Boston Red Sox

Boston Red Sox

Friday, June 30, 2006


Jason Johnson certainly had to be feeling the pressure as he took the mound for the Red Sox last night in Miami. Pitching in his very first game for the Sox, Johnson was entrusted with the task of maintaining the team's 12-game winning streak, third best in club history.

The big question was if Johnson would be up to that task. After all, he'd just recently been released by the woeful Cleveland Indians, who were seven games under .500 and fifteen games out of first place when he was designated for assignment.

And before the first inning was over, Johnson proved that his 55-94 career record was no fluke.

Some of us had reason to speculate that maybe Johnson's pitiful career record was the result on having played on such poor teams, the sort that had never won more than 78 games in his career. Perhaps he was never given enough run support. But then there was his dismal 5.96 ERA this year, which was only marginally better than his career ERA of 4.95. Maybe all of his teams, in each of ten assorted seasons, played poor defense. Some of us were optimistic, hopeful even.

So much for the benefit of the doubt. After giving up more hits and runs than innings pitched -- six hits and five runs in just four innings -- the 32-year-old Johnson reminded us that he should probably be in the minors, or perhaps thinking about the next phase of his life.

Right now, Johnson probably feels horrible. This was not a good way to introduce himself to his teammates, or the fans. But though he was facing the challenging task of maintaining the team's winning streak, taking the mound for this particular Red Sox team would be an ideal scenario for any pitcher. Though they lost to the Marlins tonight, the Sox set a new Major League record with their 17th straight errorless game. The Sox infield plays the kind of smooth, seamless defense that most pitchers can only dream of.

But Johnson couldn't take advantage of it, giving up three runs in the first and two more in the second, digging himself a big hole in the process. It was one that he, and the rest of the team, could never get out of. The big righty's command was entirely lacking; he hit two batters and uncorked a wild pitch that resulted in a run.

It was the wrong night for such a meltdown, as Johnson came up against a premiere young lefty and was completely overmatched by him. Dontrelle Willis yielded just two runs in seven strong innings. The D-Train gave up seven hits, while striking out seven, en route to his fifth win of the season. The Marlins' offseason fire sale has certainly hurt the record of last year's 22 game winner.

Johnson had a difficult time just recording outs; eight of the first eleven batters he faced reached base, and five of them scored. It should have been little surprise to anyone, including Theo Epstein. Tonight's loss was the fifth straight for Johnson, and the 11th in his last 12 outings. That's pathetic.

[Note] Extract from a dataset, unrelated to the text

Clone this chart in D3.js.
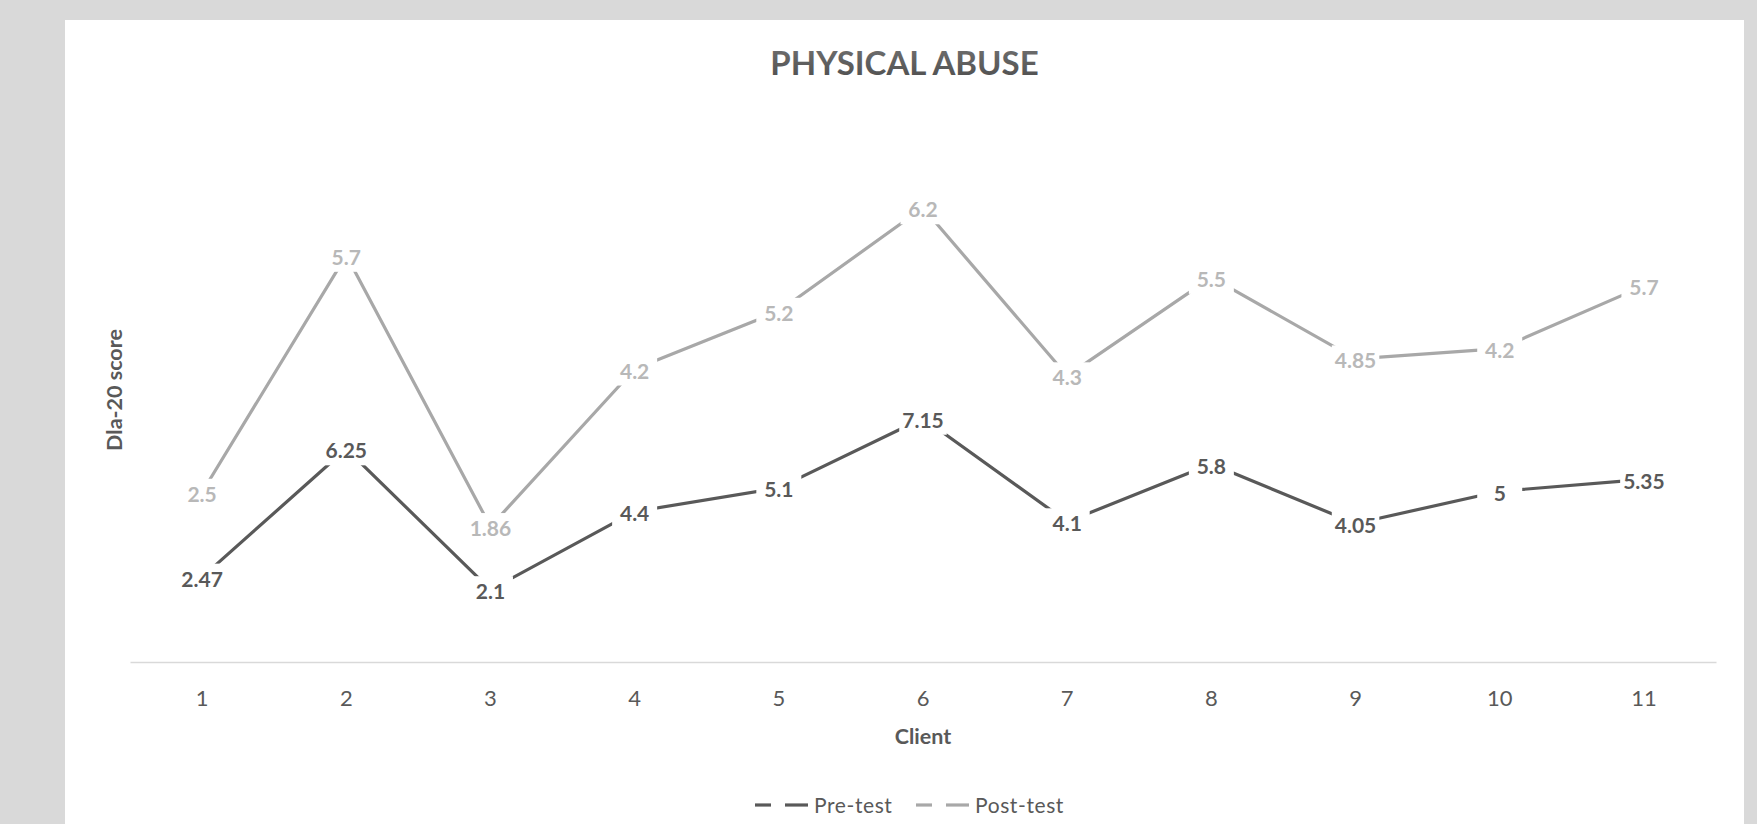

The large contingent of Red Sox Nation on hand -- resulting in the Marlins largest home crowd this year (32,194) -- let Johnson hear their displeasure. It'll be ugly if he has another outing like that at Fenway.

But it doesn't have to be this way. Many were wondering why Kyle Snyder, after his sharp performance at Fenway just twelve days ago, wasn't given the start. In five innings of work against the Nationals, the 6'8" Snyder had a career-high six strikeouts and allowed three runs on just four hits. Hopefully he'll be recalled from Pawtucket where he pitched effectively again this week.

It isn't that Johnson, and the Red Sox, lost and that a fantastic winning streak was broken. All streaks eventually have to end, as will this remarkable record-setting errorless streak. The problem was the futility with which Johnson pitched, how little control or confidence he displayed, and that he couldn't even keep his team in the game. He simply wasn't competitive tonight, and that won't inspire confidence in anyone else either.

Ultimately, Johnson came as advertised, and his ERA and record didn't lie. No one should feel deceived or let down. He did the best he could, as I'm sure he always has, but that just isn't good enough for a team hoping to reclaim a post-season birth and a World Series championship.

I never thought I'd long for Matt Clement so much. Get well soon, Matt.